● **Problem**
Gather from the listing below each line that includes the word "matplotlib", and copy it.

● **Material provided**

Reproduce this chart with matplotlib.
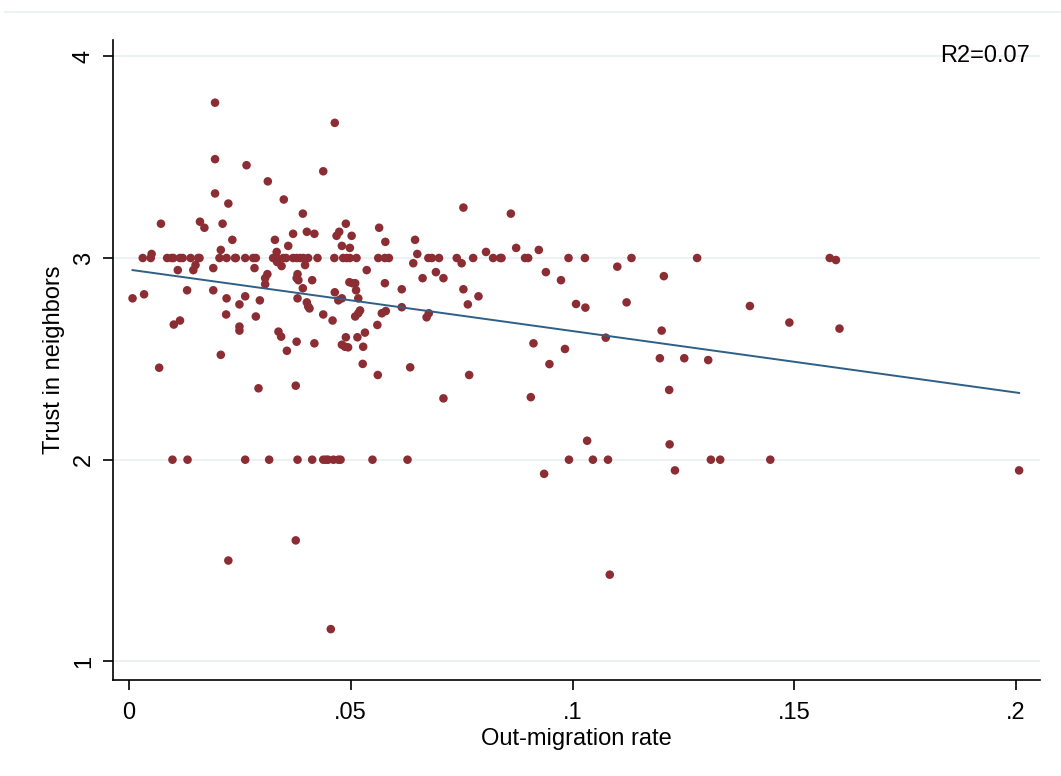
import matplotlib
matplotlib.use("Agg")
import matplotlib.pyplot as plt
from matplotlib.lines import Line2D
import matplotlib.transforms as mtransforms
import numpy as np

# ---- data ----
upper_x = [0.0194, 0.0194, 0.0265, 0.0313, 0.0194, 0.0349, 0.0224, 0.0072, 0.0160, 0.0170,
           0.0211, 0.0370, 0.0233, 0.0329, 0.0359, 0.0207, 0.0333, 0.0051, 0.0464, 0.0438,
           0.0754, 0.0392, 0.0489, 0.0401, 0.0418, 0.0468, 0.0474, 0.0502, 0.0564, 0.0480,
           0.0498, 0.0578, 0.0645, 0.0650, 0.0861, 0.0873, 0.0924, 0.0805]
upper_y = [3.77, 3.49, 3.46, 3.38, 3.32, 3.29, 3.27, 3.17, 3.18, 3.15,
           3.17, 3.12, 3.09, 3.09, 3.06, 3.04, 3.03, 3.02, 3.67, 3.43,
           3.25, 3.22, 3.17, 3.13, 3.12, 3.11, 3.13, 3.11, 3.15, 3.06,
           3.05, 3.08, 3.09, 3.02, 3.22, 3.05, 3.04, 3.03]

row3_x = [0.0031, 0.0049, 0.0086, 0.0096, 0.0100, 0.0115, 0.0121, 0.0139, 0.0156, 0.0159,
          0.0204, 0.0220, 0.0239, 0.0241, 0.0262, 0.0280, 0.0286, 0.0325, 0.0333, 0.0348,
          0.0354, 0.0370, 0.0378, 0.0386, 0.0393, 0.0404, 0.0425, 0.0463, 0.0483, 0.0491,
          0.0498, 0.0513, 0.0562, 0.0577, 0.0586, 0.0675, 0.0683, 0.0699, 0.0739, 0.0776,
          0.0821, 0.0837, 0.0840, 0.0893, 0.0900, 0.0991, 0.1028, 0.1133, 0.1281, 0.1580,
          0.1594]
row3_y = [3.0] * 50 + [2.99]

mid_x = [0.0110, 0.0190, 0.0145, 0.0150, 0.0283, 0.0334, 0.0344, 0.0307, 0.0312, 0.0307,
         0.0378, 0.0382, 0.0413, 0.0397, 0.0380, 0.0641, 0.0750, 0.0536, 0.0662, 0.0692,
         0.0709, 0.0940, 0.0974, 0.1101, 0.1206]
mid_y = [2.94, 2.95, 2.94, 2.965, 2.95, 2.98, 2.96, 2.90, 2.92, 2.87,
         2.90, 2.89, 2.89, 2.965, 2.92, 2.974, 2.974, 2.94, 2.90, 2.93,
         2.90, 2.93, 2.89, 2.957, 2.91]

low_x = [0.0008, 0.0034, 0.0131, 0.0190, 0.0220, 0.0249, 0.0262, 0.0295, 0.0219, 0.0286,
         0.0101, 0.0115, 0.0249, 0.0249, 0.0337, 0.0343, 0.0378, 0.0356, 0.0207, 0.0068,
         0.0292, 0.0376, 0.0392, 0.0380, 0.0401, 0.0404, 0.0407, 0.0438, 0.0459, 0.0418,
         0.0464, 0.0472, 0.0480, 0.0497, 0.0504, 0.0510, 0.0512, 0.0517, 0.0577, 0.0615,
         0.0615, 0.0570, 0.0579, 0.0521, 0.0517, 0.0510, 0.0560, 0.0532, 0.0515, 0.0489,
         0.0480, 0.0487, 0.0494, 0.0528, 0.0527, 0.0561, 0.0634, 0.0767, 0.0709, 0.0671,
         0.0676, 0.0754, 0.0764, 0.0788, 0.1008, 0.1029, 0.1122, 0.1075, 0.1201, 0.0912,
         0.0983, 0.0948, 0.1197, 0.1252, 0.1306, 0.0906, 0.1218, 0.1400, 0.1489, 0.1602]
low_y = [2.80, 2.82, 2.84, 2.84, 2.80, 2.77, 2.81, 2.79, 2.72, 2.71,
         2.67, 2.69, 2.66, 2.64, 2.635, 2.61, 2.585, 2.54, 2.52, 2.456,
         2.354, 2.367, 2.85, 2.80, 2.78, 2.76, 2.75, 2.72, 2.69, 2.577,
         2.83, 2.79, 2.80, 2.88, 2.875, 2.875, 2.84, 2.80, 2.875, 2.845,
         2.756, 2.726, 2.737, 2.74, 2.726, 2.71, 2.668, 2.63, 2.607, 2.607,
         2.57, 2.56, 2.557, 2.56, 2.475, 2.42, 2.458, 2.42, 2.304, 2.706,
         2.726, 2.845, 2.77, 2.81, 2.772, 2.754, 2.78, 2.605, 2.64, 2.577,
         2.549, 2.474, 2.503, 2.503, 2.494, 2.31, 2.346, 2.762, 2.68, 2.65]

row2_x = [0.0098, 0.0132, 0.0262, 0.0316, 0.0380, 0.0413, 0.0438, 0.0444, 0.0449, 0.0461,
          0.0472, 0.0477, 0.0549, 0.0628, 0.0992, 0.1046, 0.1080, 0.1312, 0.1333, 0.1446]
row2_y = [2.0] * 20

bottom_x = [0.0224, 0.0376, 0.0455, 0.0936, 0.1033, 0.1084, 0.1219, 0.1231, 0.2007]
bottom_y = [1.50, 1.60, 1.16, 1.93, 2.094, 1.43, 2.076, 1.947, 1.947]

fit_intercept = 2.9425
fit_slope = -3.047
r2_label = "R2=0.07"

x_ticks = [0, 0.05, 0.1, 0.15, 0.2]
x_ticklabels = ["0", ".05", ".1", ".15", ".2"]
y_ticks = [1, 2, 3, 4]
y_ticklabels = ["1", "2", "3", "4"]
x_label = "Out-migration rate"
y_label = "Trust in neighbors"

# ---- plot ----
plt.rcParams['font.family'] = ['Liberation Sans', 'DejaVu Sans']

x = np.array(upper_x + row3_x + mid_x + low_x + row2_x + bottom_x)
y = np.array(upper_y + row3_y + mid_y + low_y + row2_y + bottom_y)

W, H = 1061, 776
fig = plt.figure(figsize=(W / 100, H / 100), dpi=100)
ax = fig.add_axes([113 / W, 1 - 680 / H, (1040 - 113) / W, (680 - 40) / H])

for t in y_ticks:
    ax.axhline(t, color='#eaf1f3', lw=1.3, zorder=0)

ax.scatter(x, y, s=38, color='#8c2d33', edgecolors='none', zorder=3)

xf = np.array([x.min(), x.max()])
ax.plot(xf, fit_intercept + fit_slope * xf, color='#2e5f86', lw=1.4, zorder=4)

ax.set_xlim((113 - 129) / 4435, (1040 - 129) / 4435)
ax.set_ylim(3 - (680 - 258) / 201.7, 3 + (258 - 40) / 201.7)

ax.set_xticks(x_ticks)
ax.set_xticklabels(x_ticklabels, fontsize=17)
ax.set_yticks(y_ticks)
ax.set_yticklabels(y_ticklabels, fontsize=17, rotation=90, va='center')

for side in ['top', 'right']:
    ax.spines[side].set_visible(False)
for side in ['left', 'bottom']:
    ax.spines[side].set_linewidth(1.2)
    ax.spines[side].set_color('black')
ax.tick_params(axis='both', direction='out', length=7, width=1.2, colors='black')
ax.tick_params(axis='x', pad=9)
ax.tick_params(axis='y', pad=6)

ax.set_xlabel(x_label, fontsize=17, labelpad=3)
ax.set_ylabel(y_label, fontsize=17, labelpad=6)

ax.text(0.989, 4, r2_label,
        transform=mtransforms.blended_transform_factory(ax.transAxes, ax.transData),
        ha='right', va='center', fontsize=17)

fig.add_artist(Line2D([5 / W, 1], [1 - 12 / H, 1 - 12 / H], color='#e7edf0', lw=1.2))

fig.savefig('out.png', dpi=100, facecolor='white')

● **Expected output**
Reproduce this chart with matplotlib.
import matplotlib
matplotlib.use("Agg")
import matplotlib.pyplot as plt
from matplotlib.lines import Line2D
import matplotlib.transforms as mtransforms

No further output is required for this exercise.